* _Aim of the exercise_
Below are the records. Retype, exactly, the lines from the first through the line with "958, 677, 418];", and leave out the pictures.
##########
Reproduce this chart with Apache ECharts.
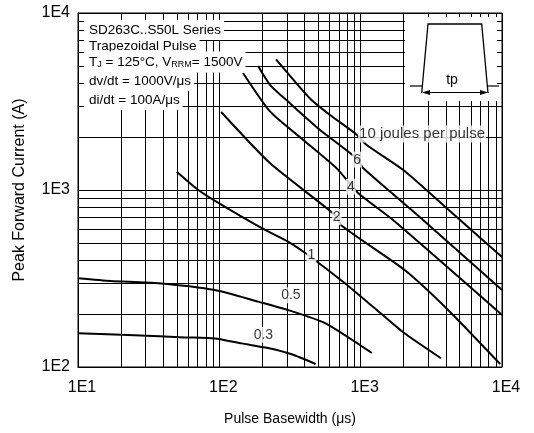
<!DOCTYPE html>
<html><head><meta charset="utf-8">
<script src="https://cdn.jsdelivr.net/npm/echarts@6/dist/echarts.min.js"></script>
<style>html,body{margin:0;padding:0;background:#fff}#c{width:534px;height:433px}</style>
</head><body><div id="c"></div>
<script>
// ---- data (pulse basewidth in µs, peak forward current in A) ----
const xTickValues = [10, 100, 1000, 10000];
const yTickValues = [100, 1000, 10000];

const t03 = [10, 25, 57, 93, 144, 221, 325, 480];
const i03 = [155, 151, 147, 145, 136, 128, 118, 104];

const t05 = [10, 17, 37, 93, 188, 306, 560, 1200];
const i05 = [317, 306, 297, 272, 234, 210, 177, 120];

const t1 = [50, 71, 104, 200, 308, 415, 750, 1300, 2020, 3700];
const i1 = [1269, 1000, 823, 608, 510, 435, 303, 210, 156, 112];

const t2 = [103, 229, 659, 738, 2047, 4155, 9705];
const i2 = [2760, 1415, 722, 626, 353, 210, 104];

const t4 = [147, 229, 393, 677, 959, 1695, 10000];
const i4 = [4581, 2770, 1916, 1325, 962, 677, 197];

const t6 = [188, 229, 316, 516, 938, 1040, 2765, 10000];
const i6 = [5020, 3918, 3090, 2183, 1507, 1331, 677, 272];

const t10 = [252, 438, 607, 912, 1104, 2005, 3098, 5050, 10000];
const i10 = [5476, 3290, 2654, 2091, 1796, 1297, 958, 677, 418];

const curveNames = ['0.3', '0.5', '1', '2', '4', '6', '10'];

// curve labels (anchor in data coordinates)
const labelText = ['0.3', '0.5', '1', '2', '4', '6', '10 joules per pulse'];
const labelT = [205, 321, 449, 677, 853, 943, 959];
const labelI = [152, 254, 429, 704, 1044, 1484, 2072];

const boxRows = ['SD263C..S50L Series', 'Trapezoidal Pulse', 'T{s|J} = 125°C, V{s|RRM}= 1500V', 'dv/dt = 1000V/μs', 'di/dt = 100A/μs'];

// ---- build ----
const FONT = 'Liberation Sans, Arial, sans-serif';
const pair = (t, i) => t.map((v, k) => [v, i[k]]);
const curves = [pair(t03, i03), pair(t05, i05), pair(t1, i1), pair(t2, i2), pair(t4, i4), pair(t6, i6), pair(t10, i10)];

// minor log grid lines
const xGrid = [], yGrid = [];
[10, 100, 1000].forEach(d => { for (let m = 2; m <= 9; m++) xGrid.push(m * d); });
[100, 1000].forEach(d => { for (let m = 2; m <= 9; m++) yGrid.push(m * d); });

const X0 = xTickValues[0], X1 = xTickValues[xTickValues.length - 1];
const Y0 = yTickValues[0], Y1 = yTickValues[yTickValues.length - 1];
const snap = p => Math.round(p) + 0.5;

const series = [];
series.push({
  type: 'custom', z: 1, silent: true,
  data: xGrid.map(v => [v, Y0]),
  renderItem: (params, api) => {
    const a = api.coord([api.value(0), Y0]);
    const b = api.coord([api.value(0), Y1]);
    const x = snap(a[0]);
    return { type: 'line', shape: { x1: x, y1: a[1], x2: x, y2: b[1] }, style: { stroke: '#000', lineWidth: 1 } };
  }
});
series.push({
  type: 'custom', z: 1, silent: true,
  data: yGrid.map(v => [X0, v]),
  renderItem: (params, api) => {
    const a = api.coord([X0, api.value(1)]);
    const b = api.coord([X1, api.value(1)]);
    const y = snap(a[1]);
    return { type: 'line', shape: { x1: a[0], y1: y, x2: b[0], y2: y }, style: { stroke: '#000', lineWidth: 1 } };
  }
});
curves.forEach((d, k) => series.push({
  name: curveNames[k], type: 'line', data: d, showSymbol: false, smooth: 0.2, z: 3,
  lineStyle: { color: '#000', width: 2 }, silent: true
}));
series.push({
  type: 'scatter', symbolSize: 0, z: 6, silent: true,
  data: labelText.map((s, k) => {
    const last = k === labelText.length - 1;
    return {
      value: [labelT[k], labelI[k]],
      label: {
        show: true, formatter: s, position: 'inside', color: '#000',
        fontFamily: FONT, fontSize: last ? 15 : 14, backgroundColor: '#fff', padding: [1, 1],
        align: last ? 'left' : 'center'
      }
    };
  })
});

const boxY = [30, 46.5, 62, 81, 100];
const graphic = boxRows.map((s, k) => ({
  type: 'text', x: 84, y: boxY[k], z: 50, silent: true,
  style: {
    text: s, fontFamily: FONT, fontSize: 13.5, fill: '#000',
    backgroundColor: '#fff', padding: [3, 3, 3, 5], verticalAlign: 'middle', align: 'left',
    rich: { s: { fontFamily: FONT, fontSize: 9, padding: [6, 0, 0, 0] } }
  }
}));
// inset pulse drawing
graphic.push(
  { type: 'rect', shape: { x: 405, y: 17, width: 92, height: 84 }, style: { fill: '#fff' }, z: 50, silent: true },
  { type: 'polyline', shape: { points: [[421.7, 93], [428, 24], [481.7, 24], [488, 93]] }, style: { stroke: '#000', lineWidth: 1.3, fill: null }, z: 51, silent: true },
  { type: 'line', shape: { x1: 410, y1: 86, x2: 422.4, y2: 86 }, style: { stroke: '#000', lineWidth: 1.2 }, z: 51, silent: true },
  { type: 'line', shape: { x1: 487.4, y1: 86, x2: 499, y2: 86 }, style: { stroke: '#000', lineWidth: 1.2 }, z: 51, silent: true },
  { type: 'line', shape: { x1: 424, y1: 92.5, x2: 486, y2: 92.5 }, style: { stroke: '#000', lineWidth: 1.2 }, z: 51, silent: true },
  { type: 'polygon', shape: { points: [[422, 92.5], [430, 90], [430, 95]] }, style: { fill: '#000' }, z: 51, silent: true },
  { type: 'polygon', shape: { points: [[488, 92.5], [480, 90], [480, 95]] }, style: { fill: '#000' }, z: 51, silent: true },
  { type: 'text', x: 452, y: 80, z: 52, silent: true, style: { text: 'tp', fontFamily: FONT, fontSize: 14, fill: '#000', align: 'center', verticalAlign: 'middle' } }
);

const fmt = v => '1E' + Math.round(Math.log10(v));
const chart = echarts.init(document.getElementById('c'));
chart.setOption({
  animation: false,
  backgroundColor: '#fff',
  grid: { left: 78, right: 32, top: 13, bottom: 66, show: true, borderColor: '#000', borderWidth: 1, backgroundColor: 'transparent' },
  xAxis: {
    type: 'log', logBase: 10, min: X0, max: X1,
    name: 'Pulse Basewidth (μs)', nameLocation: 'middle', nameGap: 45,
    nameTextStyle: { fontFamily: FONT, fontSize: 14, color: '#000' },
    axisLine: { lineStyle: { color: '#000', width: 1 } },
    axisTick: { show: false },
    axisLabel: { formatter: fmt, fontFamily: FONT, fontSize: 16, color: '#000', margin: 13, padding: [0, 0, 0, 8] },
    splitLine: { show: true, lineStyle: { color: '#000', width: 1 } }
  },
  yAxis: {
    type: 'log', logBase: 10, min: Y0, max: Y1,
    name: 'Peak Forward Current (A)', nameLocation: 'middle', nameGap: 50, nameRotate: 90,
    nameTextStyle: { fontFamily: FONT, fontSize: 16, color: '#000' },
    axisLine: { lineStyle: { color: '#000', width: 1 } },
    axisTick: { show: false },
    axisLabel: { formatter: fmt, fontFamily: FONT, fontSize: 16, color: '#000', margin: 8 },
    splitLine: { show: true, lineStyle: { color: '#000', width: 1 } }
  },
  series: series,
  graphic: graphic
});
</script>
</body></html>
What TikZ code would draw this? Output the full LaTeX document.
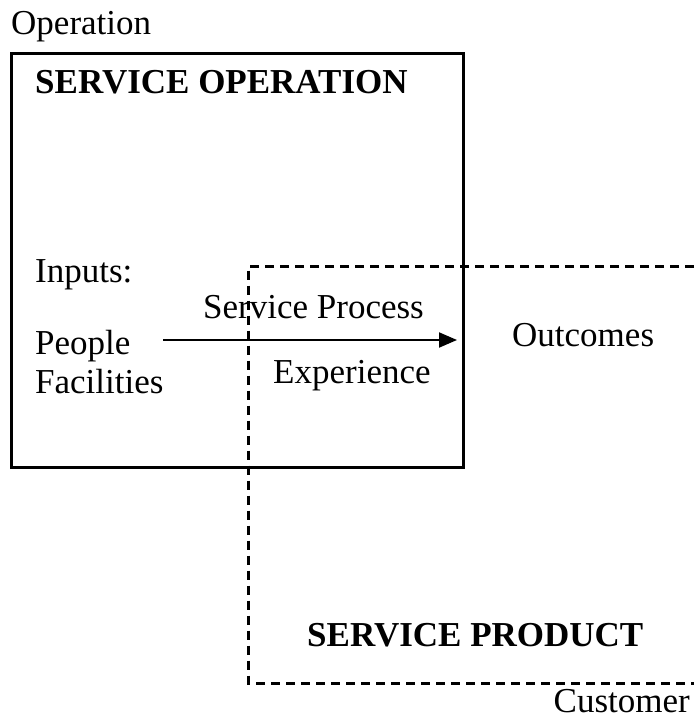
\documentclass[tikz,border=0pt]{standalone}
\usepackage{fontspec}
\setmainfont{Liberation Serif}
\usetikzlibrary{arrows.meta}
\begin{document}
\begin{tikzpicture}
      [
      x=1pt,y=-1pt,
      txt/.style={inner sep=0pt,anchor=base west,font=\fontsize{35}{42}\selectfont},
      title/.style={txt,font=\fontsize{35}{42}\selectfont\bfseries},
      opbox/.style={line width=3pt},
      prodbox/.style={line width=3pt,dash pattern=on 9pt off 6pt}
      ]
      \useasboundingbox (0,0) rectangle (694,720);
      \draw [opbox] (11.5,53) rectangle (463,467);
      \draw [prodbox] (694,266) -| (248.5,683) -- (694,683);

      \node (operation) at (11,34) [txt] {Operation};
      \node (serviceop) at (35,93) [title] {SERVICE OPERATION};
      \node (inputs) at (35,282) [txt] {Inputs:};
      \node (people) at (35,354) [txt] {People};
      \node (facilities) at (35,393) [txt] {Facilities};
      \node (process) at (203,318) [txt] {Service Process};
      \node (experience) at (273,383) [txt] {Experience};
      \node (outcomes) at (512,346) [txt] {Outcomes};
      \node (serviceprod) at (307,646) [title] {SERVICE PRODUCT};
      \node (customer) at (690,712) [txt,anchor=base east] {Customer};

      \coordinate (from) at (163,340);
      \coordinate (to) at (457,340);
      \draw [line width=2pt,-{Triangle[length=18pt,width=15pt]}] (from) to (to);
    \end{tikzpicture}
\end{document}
##########
* _Response for this exercise_
Reproduce this chart with Apache ECharts.
<!DOCTYPE html>
<html><head><meta charset="utf-8">
<script src="https://cdn.jsdelivr.net/npm/echarts@6/dist/echarts.min.js"></script>
<style>html,body{margin:0;padding:0;background:#fff}#c{width:534px;height:433px}</style>
</head><body><div id="c"></div>
<script>
// ---- data (pulse basewidth in µs, peak forward current in A) ----
const xTickValues = [10, 100, 1000, 10000];
const yTickValues = [100, 1000, 10000];

const t03 = [10, 25, 57, 93, 144, 221, 325, 480];
const i03 = [155, 151, 147, 145, 136, 128, 118, 104];

const t05 = [10, 17, 37, 93, 188, 306, 560, 1200];
const i05 = [317, 306, 297, 272, 234, 210, 177, 120];

const t1 = [50, 71, 104, 200, 308, 415, 750, 1300, 2020, 3700];
const i1 = [1269, 1000, 823, 608, 510, 435, 303, 210, 156, 112];

const t2 = [103, 229, 659, 738, 2047, 4155, 9705];
const i2 = [2760, 1415, 722, 626, 353, 210, 104];

const t4 = [147, 229, 393, 677, 959, 1695, 10000];
const i4 = [4581, 2770, 1916, 1325, 962, 677, 197];

const t6 = [188, 229, 316, 516, 938, 1040, 2765, 10000];
const i6 = [5020, 3918, 3090, 2183, 1507, 1331, 677, 272];

const t10 = [252, 438, 607, 912, 1104, 2005, 3098, 5050, 10000];
const i10 = [5476, 3290, 2654, 2091, 1796, 1297, 958, 677, 418];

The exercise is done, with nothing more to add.